Task description: Write out the material again exactly, please, and omit the pictures.

Rows:
————————
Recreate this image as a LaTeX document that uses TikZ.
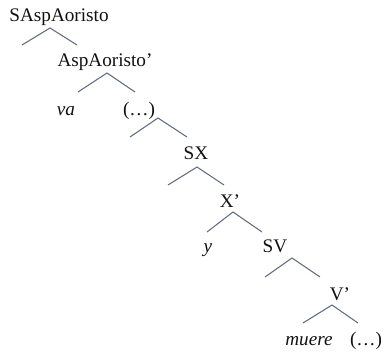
\documentclass[tikz,border=0pt]{standalone}
\usepackage{fontspec}
\setmainfont{Liberation Serif}
\usepackage{tikz}
\usetikzlibrary{positioning, calc}
\definecolor{branchgray}{HTML}{66707F}
\definecolor{labelblack}{HTML}{111111}

\begin{document}
\begin{tikzpicture}[x=0.5pt, y=-0.5pt, font=\fontsize{9.6}{11}\selectfont, text=labelblack]
        \tikzset{lbl/.style={inner sep=0pt, anchor=base}, branch/.style={draw=branchgray, line width=0.55pt}}
        \useasboundingbox (0,0) rectangle (383,353);

        % labels
        \node[lbl] (sasp) at (59,22) {SAspAoristo};
        \node[lbl] (asp) at (105,67) {AspAoristo’};
        \node[lbl] (va) at (66,115) {\itshape va};
        \node[lbl] (dots1) at (139,115) {(…)};
        \node[lbl] (sx) at (196,159) {SX};
        \node[lbl] (xbar) at (230,207) {X’};
        \node[lbl] (y) at (208,252) {\itshape y};
        \node[lbl] (sv) at (275,252) {SV};
        \node[lbl] (vbar) at (340,300) {V’};
        \node[lbl] (muere) at (309,345) {\itshape muere};
        \node[lbl] (dots2) at (366,345) {(…)};

        % branch points
        \coordinate (t1) at (50,28);  \coordinate (l1) at (22,45);  \coordinate (r1) at (77,45);
        \coordinate (t2) at (107,73); \coordinate (l2) at (78,92);  \coordinate (r2) at (135,92);
        \coordinate (t3) at (158,118); \coordinate (l3) at (130,137); \coordinate (r3) at (187,137);
        \coordinate (t4) at (197,167); \coordinate (l4) at (168,185); \coordinate (r4) at (224,185);
        \coordinate (t5) at (233,212); \coordinate (l5) at (207,232); \coordinate (r5) at (262,232);
        \coordinate (t6) at (292,258); \coordinate (l6) at (265,277); \coordinate (r6) at (320,277);
        \coordinate (t7) at (332,305); \coordinate (l7) at (303,323); \coordinate (r7) at (358,323);

        \draw[branch] (l1) -- (t1) -- (r1);
        \draw[branch] (l2) -- (t2) -- (r2);
        \draw[branch] (l3) -- (t3) -- (r3);
        \draw[branch] (l4) -- (t4) -- (r4);
        \draw[branch] (l5) -- (t5) -- (r5);
        \draw[branch] (l6) -- (t6) -- (r6);
        \draw[branch] (l7) -- (t7) -- (r7);
    \end{tikzpicture}
\end{document}
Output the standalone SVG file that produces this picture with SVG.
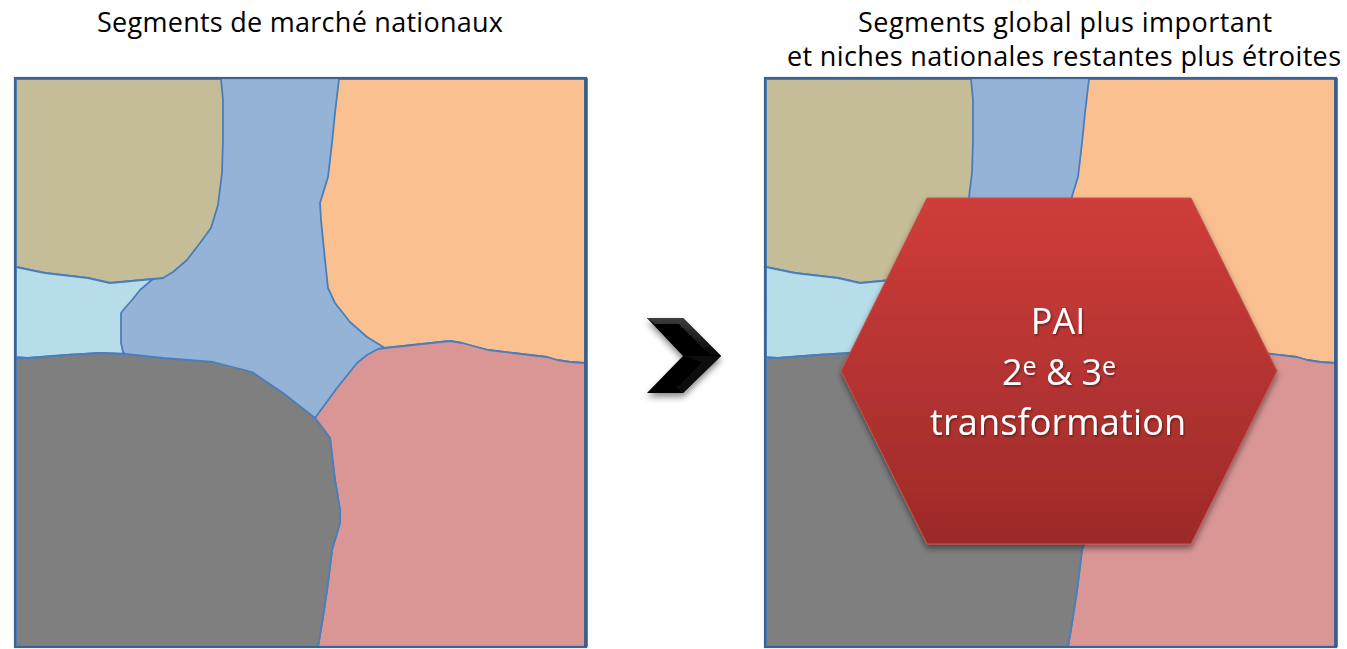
<svg xmlns="http://www.w3.org/2000/svg" xmlns:xlink="http://www.w3.org/1999/xlink" width="1347" height="649" viewBox="0 0 1347 649">
  <style>
    .title { font-family: "Open Sans", "Liberation Sans", sans-serif; font-size: 27px; fill: #000; text-anchor: middle; font-variant-ligatures: none; }
    .region { stroke: #4a7ebb; stroke-width: 1.8; stroke-linejoin: round; }
    .frame { fill: none; stroke: #3b6290; stroke-width: 2.2; }
    .hexlabel { font-family: "Open Sans", "Liberation Sans", sans-serif; font-size: 36px; fill: #fff; text-anchor: middle; font-variant-ligatures: none; }
  </style>
  <defs>
    <linearGradient id="hexFill" x1="0" y1="0" x2="0" y2="1">
      <stop offset="0" stop-color="#ce3d3a"/>
      <stop offset="1" stop-color="#9c2a29"/>
    </linearGradient>
    <linearGradient id="chevTop" x1="0" y1="0" x2="0" y2="1">
      <stop offset="0" stop-color="#3c3c3c"/>
      <stop offset="1" stop-color="#050505"/>
    </linearGradient>
    <filter id="shadow" x="-20%" y="-20%" width="140%" height="140%">
      <feDropShadow dx="0" dy="4" stdDeviation="3" flood-color="#000" flood-opacity="0.45"/>
    </filter>
    <filter id="textShadow" x="-10%" y="-30%" width="120%" height="160%">
      <feDropShadow dx="1" dy="1.5" stdDeviation="1" flood-color="#000" flood-opacity="0.45"/>
    </filter>

    <!-- market map: blue base with the other segments on top -->
    <g id="marketMap">
      <rect x="15" y="78" width="571" height="569" fill="#95b3d7"/>
      <path class="region" fill="#c4bd97" d="M16,79 L221,79 L223,100 L223,140 L222,173 L218,205 L211,228 L200,243 L187,260 L173,272 L163,278 L153,279 L110,283 L88,278 L45,273 L16,267 Z"/>
      <path class="region" fill="#b7dde8" d="M16,267 L45,273 L88,278 L110,283 L153,279 L140,290 L132,300 L125,308 L121,313 L121,343 L123,352 L125,354 L100,353 L67,355 L28,358 L16,357 Z"/>
      <path class="region" fill="#fac090" d="M339,79 L585,79 L585,363 L570,362 L557,360 L547,357 L513,353 L488,350 L462,343 L450,341 L385,348 L367,337 L350,322 L335,303 L328,288 L325,260 L321,220 L320,203 L328,177 L332,143 L335,113 Z"/>
      <path class="region" fill="#d99694" d="M378,349 L385,348 L450,341 L462,343 L488,350 L513,353 L547,357 L557,360 L570,362 L585,363 L585,647 L318,647 L323,617 L328,583 L332,550 L340,523 L340,510 L335,480 L330,438 L315,418 L337,388 L357,363 L367,355 Z"/>
      <path class="region" fill="#7f7f7f" d="M16,358 L28,358 L67,355 L100,353 L125,354 L163,358 L213,362 L252,372 L283,393 L315,418 L330,438 L335,480 L340,510 L340,523 L332,550 L328,583 L323,617 L318,647 L16,647 Z"/>
      <rect class="frame" x="15" y="78" width="571" height="569"/>
      <line x1="586" y1="78" x2="586" y2="647" stroke="#385d8a" stroke-width="3.5"/>
    </g>
  </defs>

  <!-- left panel: national segments -->
  <g id="national">
    <text class="title" x="300" y="32" textLength="406" lengthAdjust="spacing">Segments de marché nationaux</text>
    <use xlink:href="#marketMap" href="#marketMap"/>
  </g>

  <!-- transition arrow -->
  <g id="chevron" filter="url(#shadow)">
    <polygon points="647,318 683,318 721,356 683,393 647,393 683,356" fill="#000"/>
    <polygon points="647,318 683,318 721,356 711,356 679,324 655,324" fill="url(#chevTop)"/>
    <polygon points="683,356 711,356 721,356 683,393 677,387 703,362" fill="#111"/>
  </g>

  <!-- right panel: global segment with remaining national niches -->
  <g id="global">
    <text class="title" x="1065" y="32" textLength="414" lengthAdjust="spacing">Segments global plus important</text>
    <text class="title" x="1064" y="66" textLength="554" lengthAdjust="spacing">et niches nationales restantes plus étroites</text>
    <use xlink:href="#marketMap" href="#marketMap" x="750" y="0"/>
  </g>

  <!-- PAI hexagon -->
  <g id="pai">
    <polygon points="927,198 1191,198 1277,371 1191,544 927,544 841,371" fill="url(#hexFill)" stroke="#c9504c" stroke-width="1" filter="url(#shadow)"/>
    <g filter="url(#textShadow)">
      <text class="hexlabel" x="1058" y="334">PAI</text>
      <text class="hexlabel" x="1059" y="385">2<tspan font-size="25" dy="-10">e</tspan><tspan dy="10"> &amp; 3</tspan><tspan font-size="25" dy="-10">e</tspan></text>
      <text class="hexlabel" x="1058" y="435" textLength="256" lengthAdjust="spacing">transformation</text>
    </g>
  </g>
</svg>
————————
Written response:
Recreate this image as a LaTeX document that uses TikZ.
\documentclass[tikz,border=0pt]{standalone}
\usepackage{fontspec}
\setmainfont{Liberation Serif}
\usepackage{tikz}
\usetikzlibrary{positioning, calc}
\definecolor{branchgray}{HTML}{66707F}
\definecolor{labelblack}{HTML}{111111}

\begin{document}
\begin{tikzpicture}[x=0.5pt, y=-0.5pt, font=\fontsize{9.6}{11}\selectfont, text=labelblack]
        \tikzset{lbl/.style={inner sep=0pt, anchor=base}, branch/.style={draw=branchgray, line width=0.55pt}}
        \useasboundingbox (0,0) rectangle (383,353);

        % labels
        \node[lbl] (sasp) at (59,22) {SAspAoristo};
        \node[lbl] (asp) at (105,67) {AspAoristo’};
        \node[lbl] (va) at (66,115) {\itshape va};
        \node[lbl] (dots1) at (139,115) {(…)};
        \node[lbl] (sx) at (196,159) {SX};
        \node[lbl] (xbar) at (230,207) {X’};
        \node[lbl] (y) at (208,252) {\itshape y};
        \node[lbl] (sv) at (275,252) {SV};
        \node[lbl] (vbar) at (340,300) {V’};
        \node[lbl] (muere) at (309,345) {\itshape muere};
        \node[lbl] (dots2) at (366,345) {(…)};

        % branch points
        \coordinate (t1) at (50,28);  \coordinate (l1) at (22,45);  \coordinate (r1) at (77,45);
        \coordinate (t2) at (107,73); \coordinate (l2) at (78,92);  \coordinate (r2) at (135,92);
        \coordinate (t3) at (158,118); \coordinate (l3) at (130,137); \coordinate (r3) at (187,137);
        \coordinate (t4) at (197,167); \coordinate (l4) at (168,185); \coordinate (r4) at (224,185);
        \coordinate (t5) at (233,212); \coordinate (l5) at (207,232); \coordinate (r5) at (262,232);
        \coordinate (t6) at (292,258); \coordinate (l6) at (265,277); \coordinate (r6) at (320,277);
        \coordinate (t7) at (332,305); \coordinate (l7) at (303,323); \coordinate (r7) at (358,323);

        \draw[branch] (l1) -- (t1) -- (r1);
        \draw[branch] (l2) -- (t2) -- (r2);
        \draw[branch] (l3) -- (t3) -- (r3);
        \draw[branch] (l4) -- (t4) -- (r4);
        \draw[branch] (l5) -- (t5) -- (r5);
        \draw[branch] (l6) -- (t6) -- (r6);
        \draw[branch] (l7) -- (t7) -- (r7);
    \end{tikzpicture}
\end{document}
Output the standalone SVG file that produces this picture with SVG.
<svg xmlns="http://www.w3.org/2000/svg" xmlns:xlink="http://www.w3.org/1999/xlink" width="1347" height="649" viewBox="0 0 1347 649">
  <style>
    .title { font-family: "Open Sans", "Liberation Sans", sans-serif; font-size: 27px; fill: #000; text-anchor: middle; font-variant-ligatures: none; }
    .region { stroke: #4a7ebb; stroke-width: 1.8; stroke-linejoin: round; }
    .frame { fill: none; stroke: #3b6290; stroke-width: 2.2; }
    .hexlabel { font-family: "Open Sans", "Liberation Sans", sans-serif; font-size: 36px; fill: #fff; text-anchor: middle; font-variant-ligatures: none; }
  </style>
  <defs>
    <linearGradient id="hexFill" x1="0" y1="0" x2="0" y2="1">
      <stop offset="0" stop-color="#ce3d3a"/>
      <stop offset="1" stop-color="#9c2a29"/>
    </linearGradient>
    <linearGradient id="chevTop" x1="0" y1="0" x2="0" y2="1">
      <stop offset="0" stop-color="#3c3c3c"/>
      <stop offset="1" stop-color="#050505"/>
    </linearGradient>
    <filter id="shadow" x="-20%" y="-20%" width="140%" height="140%">
      <feDropShadow dx="0" dy="4" stdDeviation="3" flood-color="#000" flood-opacity="0.45"/>
    </filter>
    <filter id="textShadow" x="-10%" y="-30%" width="120%" height="160%">
      <feDropShadow dx="1" dy="1.5" stdDeviation="1" flood-color="#000" flood-opacity="0.45"/>
    </filter>

    <!-- market map: blue base with the other segments on top -->
    <g id="marketMap">
      <rect x="15" y="78" width="571" height="569" fill="#95b3d7"/>
      <path class="region" fill="#c4bd97" d="M16,79 L221,79 L223,100 L223,140 L222,173 L218,205 L211,228 L200,243 L187,260 L173,272 L163,278 L153,279 L110,283 L88,278 L45,273 L16,267 Z"/>
      <path class="region" fill="#b7dde8" d="M16,267 L45,273 L88,278 L110,283 L153,279 L140,290 L132,300 L125,308 L121,313 L121,343 L123,352 L125,354 L100,353 L67,355 L28,358 L16,357 Z"/>
      <path class="region" fill="#fac090" d="M339,79 L585,79 L585,363 L570,362 L557,360 L547,357 L513,353 L488,350 L462,343 L450,341 L385,348 L367,337 L350,322 L335,303 L328,288 L325,260 L321,220 L320,203 L328,177 L332,143 L335,113 Z"/>
      <path class="region" fill="#d99694" d="M378,349 L385,348 L450,341 L462,343 L488,350 L513,353 L547,357 L557,360 L570,362 L585,363 L585,647 L318,647 L323,617 L328,583 L332,550 L340,523 L340,510 L335,480 L330,438 L315,418 L337,388 L357,363 L367,355 Z"/>
      <path class="region" fill="#7f7f7f" d="M16,358 L28,358 L67,355 L100,353 L125,354 L163,358 L213,362 L252,372 L283,393 L315,418 L330,438 L335,480 L340,510 L340,523 L332,550 L328,583 L323,617 L318,647 L16,647 Z"/>
      <rect class="frame" x="15" y="78" width="571" height="569"/>
      <line x1="586" y1="78" x2="586" y2="647" stroke="#385d8a" stroke-width="3.5"/>
    </g>
  </defs>

  <!-- left panel: national segments -->
  <g id="national">
    <text class="title" x="300" y="32" textLength="406" lengthAdjust="spacing">Segments de marché nationaux</text>
    <use xlink:href="#marketMap" href="#marketMap"/>
  </g>

  <!-- transition arrow -->
  <g id="chevron" filter="url(#shadow)">
    <polygon points="647,318 683,318 721,356 683,393 647,393 683,356" fill="#000"/>
    <polygon points="647,318 683,318 721,356 711,356 679,324 655,324" fill="url(#chevTop)"/>
    <polygon points="683,356 711,356 721,356 683,393 677,387 703,362" fill="#111"/>
  </g>

  <!-- right panel: global segment with remaining national niches -->
  <g id="global">
    <text class="title" x="1065" y="32" textLength="414" lengthAdjust="spacing">Segments global plus important</text>
    <text class="title" x="1064" y="66" textLength="554" lengthAdjust="spacing">et niches nationales restantes plus étroites</text>
    <use xlink:href="#marketMap" href="#marketMap" x="750" y="0"/>
  </g>

  <!-- PAI hexagon -->
  <g id="pai">
    <polygon points="927,198 1191,198 1277,371 1191,544 927,544 841,371" fill="url(#hexFill)" stroke="#c9504c" stroke-width="1" filter="url(#shadow)"/>
    <g filter="url(#textShadow)">
      <text class="hexlabel" x="1058" y="334">PAI</text>
      <text class="hexlabel" x="1059" y="385">2<tspan font-size="25" dy="-10">e</tspan><tspan dy="10"> &amp; 3</tspan><tspan font-size="25" dy="-10">e</tspan></text>
      <text class="hexlabel" x="1058" y="435" textLength="256" lengthAdjust="spacing">transformation</text>
    </g>
  </g>
</svg>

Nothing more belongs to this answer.